Here is the orginal weather data of the year 2013 and 2014 after a little cleaning including unit conversion. As you can see, the Datetime format is not correct.

Correct the timestep.
Here is the hourly data after cleaning.

weather2012and2013['Datetime'] = pd.to_datetime(weather2012and2013['Datetime'], format='%Y-%m-%d-%H')
weather2012and2013 = weather2012and2013.set_index('Datetime')
weather2012and2013.head()

在这里插入图片描述

Hourly weather data

Combine two files and add more features including cooling degrees, heating degrees, humidity ratio and dehumidification.
Here is all the hourly weather data.

# Combine two weather files
hourlyWeather = weather2014.append(weather2012and2013)
hourlyWeather.index.name = None
hourlyWeather.sort_index(inplace = True)

# Add more features

# Convert relative humidity to specific humidity

Mw=18.0160 # molecular weight of water
Md=28.9660 # molecular weight of dry air
R =  8.31432E3 # gas constant
Rd = R/Md # specific gas constant for dry air
Rv = R/Mw # specific gas constant for vapour
Lv = 2.5e6 # heat release for condensation of water vapour [J kg-1]
eps = Mw/Md

#saturation pressure
def esat(T):
    ''' get sateration pressure (units [Pa]) for a given air temperature (units [K])'''
    from numpy import log10
    TK = 273.15
    e1 = 101325.0
    logTTK = log10(T/TK)
    esat =  e1*10**(10.79586*(1-TK/T)-5.02808*logTTK+ 1.50474*1e-4*(1.-10**(-8.29692*(T/TK-1)))+ 0.42873*1e-3*(10**(4.76955*(1-TK/T))-1)-2.2195983) 
    return esat

def rh2sh(RH,p,T):
    '''purpose: conversion relative humidity (unitless) to specific humidity (humidity ratio) [kg/kg]'''
    es = esat(T)
    W = Mw/Md*RH*es/(p-RH*es)

    return W/(1.+W)


p = hourlyWeather['pressure-mbar'] * 100
RH = hourlyWeather['RH-%'] / 100
T = hourlyWeather['T-C'] + 273.15
w = rh2sh(RH,p,T)

hourlyWeather['humidityRatio-kg/kg'] = w
hourlyWeather['coolingDegrees'] = hourlyWeather['T-C'] - 12
hourlyWeather.loc[hourlyWeather['coolingDegrees'] < 0, 'coolingDegrees'] = 0

hourlyWeather['heatingDegrees'] = 15 - hourlyWeather['T-C']
hourlyWeather.loc[hourlyWeather['heatingDegrees'] < 0, 'heatingDegrees'] = 0

hourlyWeather['dehumidification'] = hourlyWeather['humidityRatio-kg/kg'] - 0.00886
hourlyWeather.loc[hourlyWeather['dehumidification'] < 0, 'dehumidification'] = 0

#hourlyWeather.to_excel('Data/hourlyWeather.xlsx')
hourlyWeather.head()

这段代码的作用是将两个天气数据文件合并，并添加更多功能，例如冷却度数、加热度数、湿度比和除湿。
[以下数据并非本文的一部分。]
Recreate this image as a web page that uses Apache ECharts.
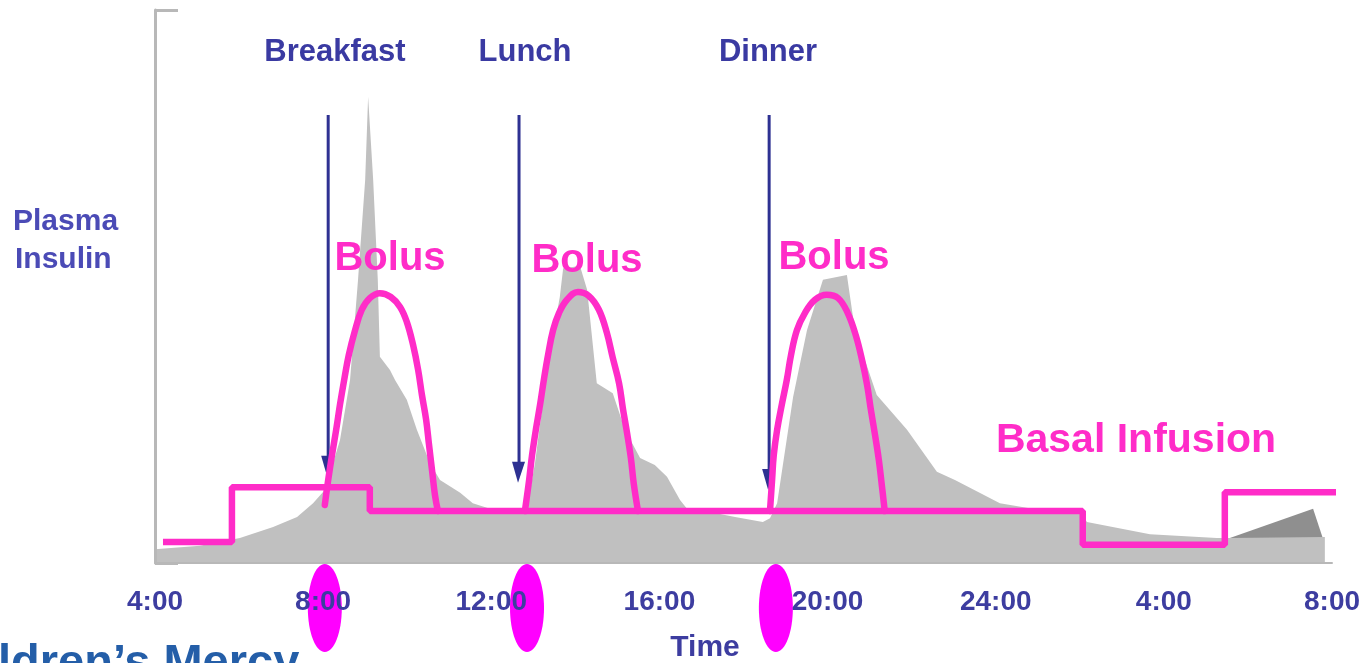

首先，使用pandas中的append函数将两个数据文件weather2014和weather2012and2013合并到一个新的数据框架hourlyWeather中，并设置索引名称为None。然后使用sort_index函数按时间对数据进行排序，并在原位将其应用于hourlyWeather。

接下来，定义了一些变量和函数，包括水分子量Mw、干空气分子量Md、气体常数R、干空气的特定气体常数Rd、水蒸气的特定气体常数Rv、水的凝结热Lv和水分子量Mw与干空气分子量Md之比eps。同时定义了函数esat，它用来计算给定空气温度下的饱和水蒸气压力。然后定义了一个函数rh2sh，将相对湿度（RH）转换为特定湿度（湿度比）（W）。

然后，将读取的数据中的压力、相对湿度和温度转换为所需的单位，并使用定义的rh2sh函数计算湿度比，将其添加到数据框架中。接下来，计算冷却度数、加热度数和除湿量，将它们添加到数据框架中。具体地，冷却度数是温度减去12，如果小于零则设为零；加热度数是15减去温度，如果小于零则设为零；除湿量是湿度比减去0.00886，如果小于零则设为零。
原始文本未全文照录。